How do you see your work evolving? What are you working on now, what’s next?
We’ve started a new project at SOFTLAB called Hair Salon. We're looking at bringing Black cultural hair practices into design computing and then into architecture as patterns and material—I guess you could say fabrication—as a kind of basis for making architecture.
Knitted Stretch Sensor, with Delia Dumitrescu. Image courtesy of Felecia Davis
How did you begin conceiving of this project?
It started through a conversation with Sheryl Tucker de Vazquez, an architect who teaches at the University of Houston. We wanted to look at some traditional practices that related to African and African American and Black presence in the United States. We were talking about hair and thought, “Why not hair? Why shouldn't we look at hair as a kind of design process that is a kind of everyday practice and bring that into architecture?” Then we expanded and talked to [academic colleagues] William D. Williams and Marcella Del Signore, and kind of banded together to make this group.
What will this look like in practice?
I think it could translate into many different things—an interlocking block system, for example. (I'm referring to—a classmate at MIT— Dr. Rizal Muslimin’s precedent project that looked at the idea of weaving and making a series of interlocking blocks.) It could also translate into a textile used in a tension structure, to provide shelter. It might be something like a shade structure and designing a pattern for the base fabric. Or there's another trajectory using hair as a compression material, looking at it in the way one might use felt or think about a dreadlock, which is a kind of matted fabric used very well in compression. It isn't great in tension, but it's really great through pressure, so it could potentially be used to make outer walls if combined with other polymers to make it waterproof. So there are a few directions this could have applications.

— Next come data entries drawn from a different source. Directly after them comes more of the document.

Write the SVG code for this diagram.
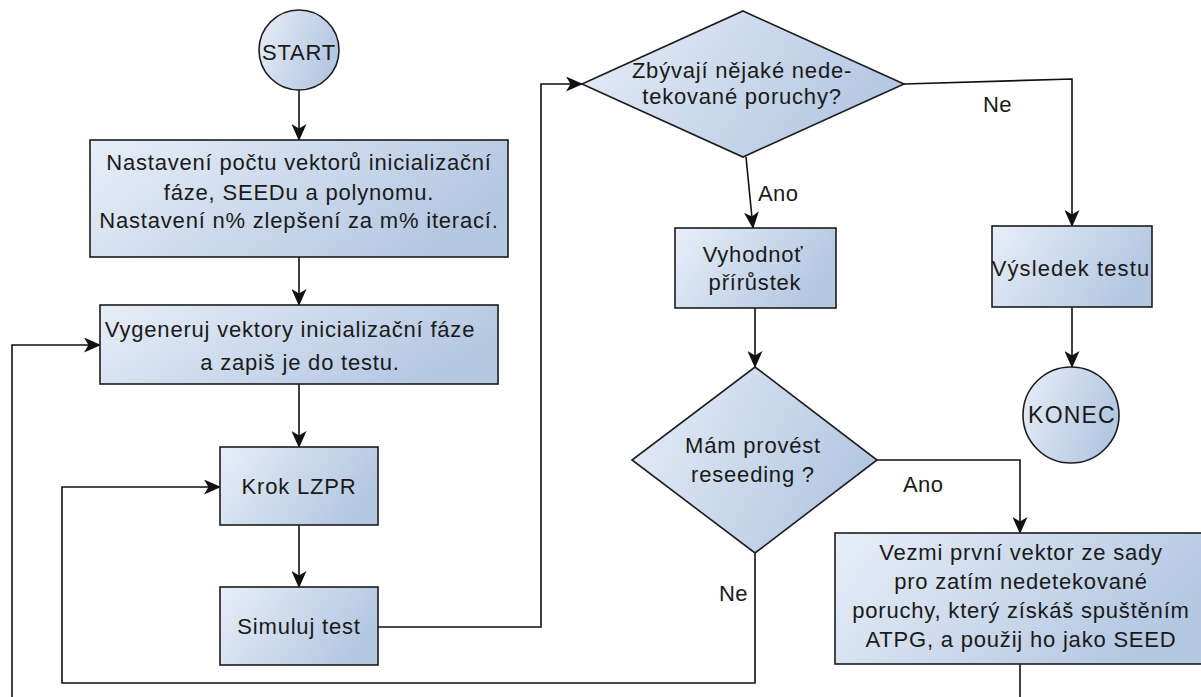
<svg xmlns="http://www.w3.org/2000/svg" width="1201" height="697" viewBox="0 0 1201 697">
  <style>
    .shape { fill: url(#fillGrad); stroke: #1c1c1c; stroke-width: 1.6; }
    .edge { fill: none; stroke: #111; stroke-width: 1.6; }
    .arrow { marker-end: url(#arrowHead); }
    text { font-family: "Liberation Sans", Arial, sans-serif; font-size: 22px; fill: #1a1a1a; letter-spacing: 0.8px; }
    .c { text-anchor: middle; }
    .lbl { letter-spacing: 0.4px; }
  </style>
  <defs>
    <linearGradient id="fillGrad" x1="0" y1="0" x2="1" y2="0.35">
      <stop offset="0" stop-color="#e7eef8"/>
      <stop offset="1" stop-color="#b5c8e2"/>
    </linearGradient>
    <marker id="arrowHead" markerUnits="userSpaceOnUse" markerWidth="17" markerHeight="15" refX="16" refY="7.5" orient="auto">
      <path d="M0,0 L17,7.5 L0,15 L4.5,7.5 z" fill="#111"/>
    </marker>
  </defs>

  <!-- connectors -->
  <g id="connectors">
    <path class="edge arrow" d="M299,90 L299,140"/>
    <path class="edge arrow" d="M299,257 L299,305"/>
    <path class="edge arrow" d="M299,384 L299,447"/>
    <path class="edge arrow" d="M299,525 L299,587"/>
    <path class="edge arrow" d="M378,627 L541,627 L541,84 L582,84"/>
    <path class="edge arrow" d="M746,157 L753,228"/>
    <path class="edge arrow" d="M904,84 L1072,79 L1072,226"/>
    <path class="edge arrow" d="M1072,307 L1072,367"/>
    <path class="edge arrow" d="M755,308 L755,367"/>
    <path class="edge arrow" d="M877,460 L1020,460 L1020,533"/>
    <path class="edge arrow" d="M755,553 L755,683 L62,683 L62,487 L220,487"/>
    <path class="edge arrow" d="M1020,664 L1020,715 L12,715 L12,345 L100,345"/>
    <text class="lbl" x="758" y="201">Ano</text>
    <text class="lbl" x="983" y="112">Ne</text>
    <text class="lbl" x="903" y="492">Ano</text>
    <text class="lbl" x="719" y="601">Ne</text>
  </g>

  <g id="start">
    <circle class="shape" cx="299" cy="50" r="40"/>
    <text class="c" x="299" y="60">START</text>
  </g>

  <g id="setup">
    <rect class="shape" x="90" y="140" width="418" height="117"/>
    <text class="c" x="299" y="170">Nastavení počtu vektorů inicializační</text>
    <text class="c" x="299" y="200">fáze, SEEDu a polynomu.</text>
    <text class="c" x="299" y="228">Nastavení n% zlepšení za m% iterací.</text>
  </g>

  <g id="generate">
    <rect class="shape" x="100" y="305" width="398" height="79"/>
    <text class="c" x="290" y="337">Vygeneruj vektory inicializační fáze</text>
    <text class="c" x="300" y="370">a zapiš je do testu.</text>
  </g>

  <g id="step">
    <rect class="shape" x="220" y="447" width="158" height="78"/>
    <text class="c" x="299" y="494">Krok LZPR</text>
  </g>

  <g id="simulate">
    <rect class="shape" x="220" y="587" width="158" height="78"/>
    <text class="c" x="299" y="634">Simuluj test</text>
  </g>

  <g id="remaining">
    <polygon class="shape" points="743,11 904,84 743,157 582,84"/>
    <text class="c" x="742" y="78">Zbývají nějaké nede-</text>
    <text class="c" x="742" y="104">tekované poruchy?</text>
  </g>

  <g id="evaluate">
    <rect class="shape" x="675" y="228" width="161" height="80"/>
    <text class="c" x="753" y="262">Vyhodnoť</text>
    <text class="c" x="755" y="290">přírůstek</text>
  </g>

  <g id="reseed">
    <polygon class="shape" points="755,367 877,460 755,553 632,460"/>
    <text class="c" x="753" y="453">Mám provést</text>
    <text class="c" x="753" y="482">reseeding ?</text>
  </g>

  <g id="result">
    <rect class="shape" x="992" y="226" width="160" height="81"/>
    <text class="c" x="1071" y="276" style="letter-spacing:1.1px">Výsledek testu</text>
  </g>

  <g id="end">
    <circle class="shape" cx="1071" cy="415" r="48"/>
    <text class="c" x="1072" y="423" style="font-size:23px;letter-spacing:1.2px">KONEC</text>
  </g>

  <g id="newSeed">
    <rect class="shape" x="835" y="533" width="372" height="131"/>
    <text class="c" x="1021" y="560">Vezmi první vektor ze sady</text>
    <text class="c" x="1021" y="589">pro zatím nedetekované</text>
    <text class="c" x="1021" y="618">poruchy, který získáš spuštěním</text>
    <text class="c" x="1021" y="647">ATPG, a použij ho jako SEED</text>
  </g>
</svg>
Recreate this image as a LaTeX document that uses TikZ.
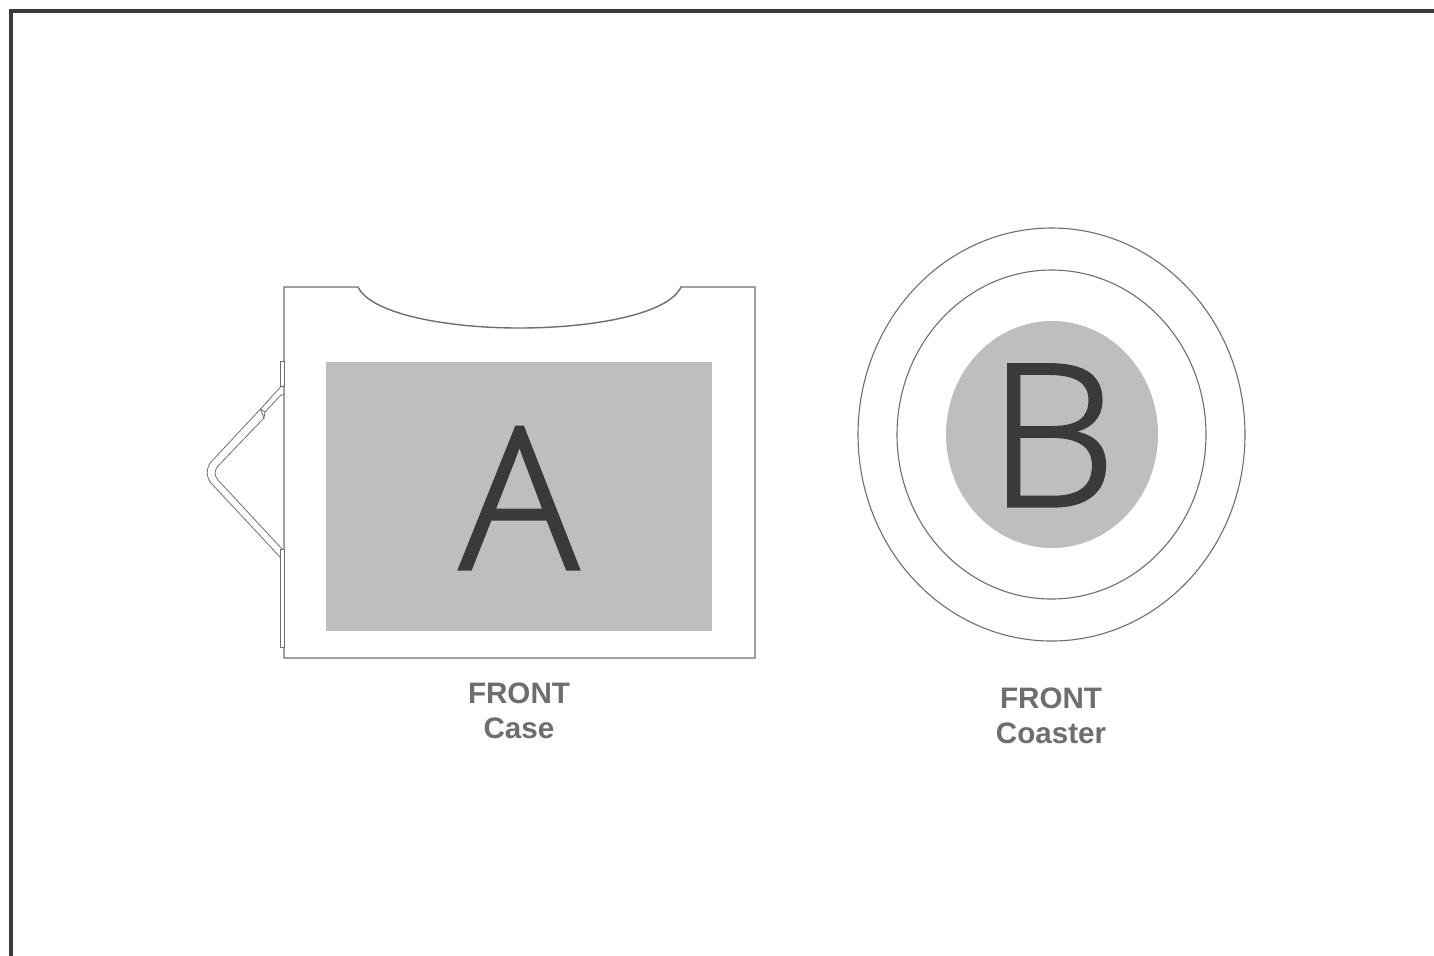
\documentclass[tikz,border=0pt]{standalone}
\usepackage{fontspec}
\setmainfont{Liberation Sans}
\newfontfamily\lightfont[FakeBold=1.6]{Open Sans Light}
\definecolor{lineg}{HTML}{6D6E71}
\definecolor{fillg}{HTML}{BCBEC0}
\definecolor{darkg}{HTML}{3A3A3C}
\tikzset{
  outline/.style={draw=lineg,line width=0.7pt},
  ringline/.style={draw=lineg,line width=0.55pt},
  thinline/.style={draw=lineg,line width=0.4pt},
  biglabel/.style={font=\lightfont\fontsize{99}{99}\selectfont,text=darkg,inner sep=0pt,anchor=base},
  caption/.style={font=\bfseries\fontsize{14.8}{17.8}\selectfont,text=lineg,align=center,inner sep=0pt,anchor=base}
}
\begin{document}
\begin{tikzpicture}[x=0.5pt,y=-0.5pt]
\useasboundingbox (0,0) rectangle (1434,955);
\draw[draw=darkg,line width=2.4pt] (11,975) -- (11,11) -- (1454,11);
% case
\path[outline,fill=white] (284,287) -- (358,287) .. controls (372,315) and (450,328) .. (519,328)
  .. controls (590,328) and (668,315) .. (681,287) -- (755,287) -- (755,658) -- (284,658) -- cycle;
\fill[fillg] (326,362) rectangle (712,631);
\node[biglabel] (a) at (519,569) {A};
% hinge
\draw[thinline,fill=white] (280,361) rectangle (284,386);
\draw[thinline,fill=white] (280,549) rectangle (284,647);
\draw[thinline] (284,386) -- (281,386.5) -- (260.5,409) (284,394.5) -- (281,395) -- (265,412)
  (260.5,409) -- (265,412) -- (264,418) -- (260.5,409)
  (260.5,409) -- (211,462) .. controls (206,468) and (206,477) .. (211,483) -- (280,557)
  (264,418) -- (218,466) .. controls (214,471) and (214,475) .. (218,480) -- (282,549);
% coaster
\draw[ringline] (1051.5,434.5) ellipse [x radius=193.5,y radius=206.5];
\draw[ringline] (1051.5,434.5) ellipse [x radius=154.5,y radius=164.5];
\fill[fillg] (1052,434.5) ellipse [x radius=106,y radius=113.5];
\node[biglabel,xscale=1.03] (b) at (1052,506) {B};
\node[caption] (c1) at (519,703) {FRONT};
\node[caption] (c2) at (519,738) {Case};
\node[caption] (c3) at (1051,708) {FRONT};
\node[caption] (c4) at (1051,743) {Coaster};
\end{tikzpicture}
\end{document}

Felecia Davis. Photo courtesy Felecia Davis
You've taught and lectured around the world and across the U.S. What's something that you hope to impart and how has teaching in these different places impacted your own work?
It's given me a broad scope of so many different ways of teaching architecture that I would say there's no wrong way. There's a huge breadth that’s worthy, but I think there's a lot of fear from faculty to make sure that our students can get a job. But at the same time, we also want to make sure that we can accommodate different viewpoints. People should feel free to start with your hair—should have a space of dreaming that allows you the tools to innovate, and to have a flexibility and imagination to do many things. For younger architects, it's important to do the practical stuff, but also to hold on to your imagination because that’s what will really help us to deal with these issues like carbon, pollution, places where there's no food or too much food, climate change, fires. There might be scientific ways that we start with, but I think art also has a place. Imagination and dreaming also has a place in how we figure things out and organize things in our world.
In the MoMA exhibition, you talked about the importance of dreaming and having spaces where you can share those dreams with other people, and it can be this symbiotic kind of relationship.
Phototropic Origami Fibercomposite Structure, Textile Intersections International, Exhibition, University, London, 2019. Image courtesy of Felecia Davis
For so long, for people of color, when you would go to a conference, people would be talking really practically and it was like, “Well, we also need a space to talk about things that we can't even imagine, that we want to imagine where we want to go, what we want to be.” I think people were ready to fly and go, “Let's not constantly worry about this for a second because we need to have a different space to think about other things. [And then,] maybe, we can loop back to that problem and we'll see it completely differently because we've been, and we've seen, and we've imagined something else.”